Emma is one of those mortgage applicants who lied and so prefers not to give her full name. She and her partner have two young children and applied for a mortgage in 2014. She says: “We were refused a mortgage initially because of our astronomical childcare costs. We had to make a special case to the bank manager that those costs would be reducing because my mother was retiring and taking on some of the childcare.
“She was retiring but not actually taking on the childcare. We could actually afford [the mortgage] but only just. The bank bought the story and the mortgage was approved.” Emma admits feeling stressed by the experience of lying to her bank but says most of her fear was that they would not be able to buy their family home.

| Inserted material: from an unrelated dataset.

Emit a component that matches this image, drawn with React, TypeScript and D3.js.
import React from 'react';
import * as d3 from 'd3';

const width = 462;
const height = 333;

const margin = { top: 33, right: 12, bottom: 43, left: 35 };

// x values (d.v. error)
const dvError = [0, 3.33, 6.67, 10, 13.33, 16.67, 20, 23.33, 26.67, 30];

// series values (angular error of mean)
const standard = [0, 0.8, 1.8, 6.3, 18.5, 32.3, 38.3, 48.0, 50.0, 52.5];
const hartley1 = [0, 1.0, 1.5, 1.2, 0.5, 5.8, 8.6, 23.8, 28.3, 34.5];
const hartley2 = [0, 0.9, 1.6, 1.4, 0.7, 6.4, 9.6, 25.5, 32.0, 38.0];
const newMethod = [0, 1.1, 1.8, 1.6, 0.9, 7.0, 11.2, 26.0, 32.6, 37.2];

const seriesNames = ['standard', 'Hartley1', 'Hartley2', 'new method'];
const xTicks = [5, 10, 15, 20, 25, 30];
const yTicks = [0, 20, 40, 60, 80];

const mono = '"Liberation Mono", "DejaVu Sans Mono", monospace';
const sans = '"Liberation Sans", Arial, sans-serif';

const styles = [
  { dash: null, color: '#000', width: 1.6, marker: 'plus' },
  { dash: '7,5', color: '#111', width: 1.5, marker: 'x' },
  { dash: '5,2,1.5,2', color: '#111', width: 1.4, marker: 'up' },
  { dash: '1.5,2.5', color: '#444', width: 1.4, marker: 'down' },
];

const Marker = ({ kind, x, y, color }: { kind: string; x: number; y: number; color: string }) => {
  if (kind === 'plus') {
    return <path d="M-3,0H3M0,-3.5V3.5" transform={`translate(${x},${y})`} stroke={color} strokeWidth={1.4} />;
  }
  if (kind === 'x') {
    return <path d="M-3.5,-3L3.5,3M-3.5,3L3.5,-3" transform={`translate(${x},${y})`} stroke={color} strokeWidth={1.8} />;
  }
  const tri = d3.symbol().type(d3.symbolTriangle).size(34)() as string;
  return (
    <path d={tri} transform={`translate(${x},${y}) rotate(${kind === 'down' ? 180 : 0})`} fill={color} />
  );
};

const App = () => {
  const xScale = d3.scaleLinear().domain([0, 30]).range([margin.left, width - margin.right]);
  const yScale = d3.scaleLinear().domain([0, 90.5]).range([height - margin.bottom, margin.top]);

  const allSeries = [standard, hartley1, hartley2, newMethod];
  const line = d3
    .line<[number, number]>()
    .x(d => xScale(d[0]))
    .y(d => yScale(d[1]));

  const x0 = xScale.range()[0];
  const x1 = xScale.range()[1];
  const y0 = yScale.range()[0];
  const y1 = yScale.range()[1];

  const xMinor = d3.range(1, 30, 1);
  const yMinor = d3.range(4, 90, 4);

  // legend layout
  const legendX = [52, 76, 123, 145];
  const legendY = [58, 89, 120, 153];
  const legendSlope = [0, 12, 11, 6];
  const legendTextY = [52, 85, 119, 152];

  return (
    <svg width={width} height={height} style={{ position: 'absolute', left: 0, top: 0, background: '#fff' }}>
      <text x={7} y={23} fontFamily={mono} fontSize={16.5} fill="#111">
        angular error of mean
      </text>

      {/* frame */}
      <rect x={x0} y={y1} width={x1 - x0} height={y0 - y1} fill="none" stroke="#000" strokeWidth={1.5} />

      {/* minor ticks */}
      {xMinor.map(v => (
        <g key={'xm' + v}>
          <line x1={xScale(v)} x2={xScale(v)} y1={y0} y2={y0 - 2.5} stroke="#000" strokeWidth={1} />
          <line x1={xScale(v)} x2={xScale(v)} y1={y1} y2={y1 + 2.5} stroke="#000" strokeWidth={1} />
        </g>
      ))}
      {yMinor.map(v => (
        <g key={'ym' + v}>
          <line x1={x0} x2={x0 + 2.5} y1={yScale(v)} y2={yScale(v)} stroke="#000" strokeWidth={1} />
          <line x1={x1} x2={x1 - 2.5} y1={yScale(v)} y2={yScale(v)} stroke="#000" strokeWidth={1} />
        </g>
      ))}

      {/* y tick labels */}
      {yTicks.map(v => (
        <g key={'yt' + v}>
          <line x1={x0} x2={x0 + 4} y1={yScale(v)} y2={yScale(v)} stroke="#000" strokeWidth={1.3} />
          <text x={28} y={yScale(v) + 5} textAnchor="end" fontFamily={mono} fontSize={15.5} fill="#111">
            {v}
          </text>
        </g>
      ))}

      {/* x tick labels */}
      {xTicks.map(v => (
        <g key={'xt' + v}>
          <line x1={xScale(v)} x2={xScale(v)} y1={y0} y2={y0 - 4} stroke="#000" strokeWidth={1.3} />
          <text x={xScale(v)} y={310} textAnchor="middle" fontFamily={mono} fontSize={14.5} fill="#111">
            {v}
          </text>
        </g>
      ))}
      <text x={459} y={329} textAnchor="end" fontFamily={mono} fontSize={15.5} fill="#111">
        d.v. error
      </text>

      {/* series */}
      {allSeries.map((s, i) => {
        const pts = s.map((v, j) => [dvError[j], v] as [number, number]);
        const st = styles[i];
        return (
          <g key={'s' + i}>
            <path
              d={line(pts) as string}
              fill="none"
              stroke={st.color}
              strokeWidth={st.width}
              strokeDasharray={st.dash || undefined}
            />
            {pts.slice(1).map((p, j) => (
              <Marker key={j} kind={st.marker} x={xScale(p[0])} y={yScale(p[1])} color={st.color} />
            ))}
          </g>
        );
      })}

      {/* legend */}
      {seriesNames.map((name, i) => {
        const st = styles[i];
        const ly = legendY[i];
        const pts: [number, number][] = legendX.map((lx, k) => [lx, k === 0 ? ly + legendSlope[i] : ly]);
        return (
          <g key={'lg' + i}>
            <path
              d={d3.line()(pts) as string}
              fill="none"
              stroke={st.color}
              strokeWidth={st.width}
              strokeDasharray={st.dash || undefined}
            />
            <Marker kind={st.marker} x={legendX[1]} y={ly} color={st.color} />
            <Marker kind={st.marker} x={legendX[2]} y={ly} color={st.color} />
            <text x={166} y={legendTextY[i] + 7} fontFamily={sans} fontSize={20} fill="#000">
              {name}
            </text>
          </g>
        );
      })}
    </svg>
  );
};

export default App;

However, there could potentially be serious consequences if mortgage holders are caught lying to secure borrowing. Danielle Clements, litigation and dispute solicitor at Gorvins Solicitors, says that a successful mortgage application would technically be considered mortgage fraud and therefore a criminal act.
Not that parents should be fearful of a stretch in prison. She explains: “Mortgage fraud in these circumstances is the least serious form of fraud and is unlikely to result in a criminal charge or custodial sentence. However, from a civil court perspective it is likely to put the parent in breach of the terms and conditions with the lender and strictly speaking, such a breach may entitle the mortgage lender to demand that the debt is repaid to it in full and to cancel the mortgage.
“Worst case scenario would be that the parent could not then secure an alternative mortgage [as a result of the current breach] and the house could in theory be repossessed. The breach would also be disclosed by the mortgage lender to credit reference agencies and, if possession is granted, details placed on the Council of Mortgage Lenders Possession Register which ultimately means it will affect the parent’s ability to obtain credit in the future.”
Computer says ‘no’
Perhaps most frustratingly, some lenders seem incapable of acting with any discretion or taking changes to costs into account – and it’s costing borrowers serious money.
A few years after Christopher Somers and his wife had their second child, they applied to their mortgage lender for some additional borrowing. Their incomes had increased, they had paid down their mortgage and they were anxious to pay off a Help-To-Buy equity loan. “We needed additional borrowing of about £90,000,” he explains “but they refused on the grounds of our childcare costs.” The lender stress tested their application and concluded that childcare meant they would not be able to afford the mortgage if rates went up.
“It was incredibly frustrating,” says Christopher. “I explained that the higher childcare costs had only one year remaining until our youngest started school, whereas our rate was fixed for two years. There would never have been an overlap.”
This “computer says no” scenario meant the couple were unable to take on the extra borrowing, meaning they must repay the government an even higher amount when they eventually come to repay the 20 per cent of the equity.
Tashema Jackson, money spokesperson at uSwitch.com, argues that lenders must be more flexible: “While lenders have a responsibility to make sure people only borrow within their means and can afford future repayments, they also need to reassure homebuyers that their whole financial picture is being considered. Taking into account the ages of children during the application process will help reassure mortgage applicants that they are not being unfairly penalised for costs which are relatively short term.”
At the moment, many mortgage providers are failing to do so. The uSwitch survey found that 41 per cent of mortgage applicant parents said they weren’t asked about the ages of their children, despite the cost of childcare falling from age 3 when the state-funded hours’ kick in. Just 39 per cent of families were asked how their childcare costs might change as the children grow up.
Two years ago, the Family and Childcare Trust warned that parents with two children who use part-time childcare spend more on fees than the average mortgage repayment. Worryingly this new research suggests childcare isn’t just costing more than a mortgage, for many families it’s costing them the chance to get a mortgage at all.
Rob’s Comments. Like so many things in the mortgage game it is always about regulation vs lending. The FCA puts into practice affordable regulation. The banks interpretation can be sticker than what the FCA intended and thus people end up bending the rules to meet the interpretation and get the mortgage.
If the FCA want to continue governing this industry they need to make the rules clear and concise and not allow any over inflation of the rules by any organisation that they govern.
Will this stop people from committing mortgage fraud? Probably not but it will slow it down as the banks can now focus on evidence and documentation to prevent fraud and not waist resources on trying to figure out what the FCA means.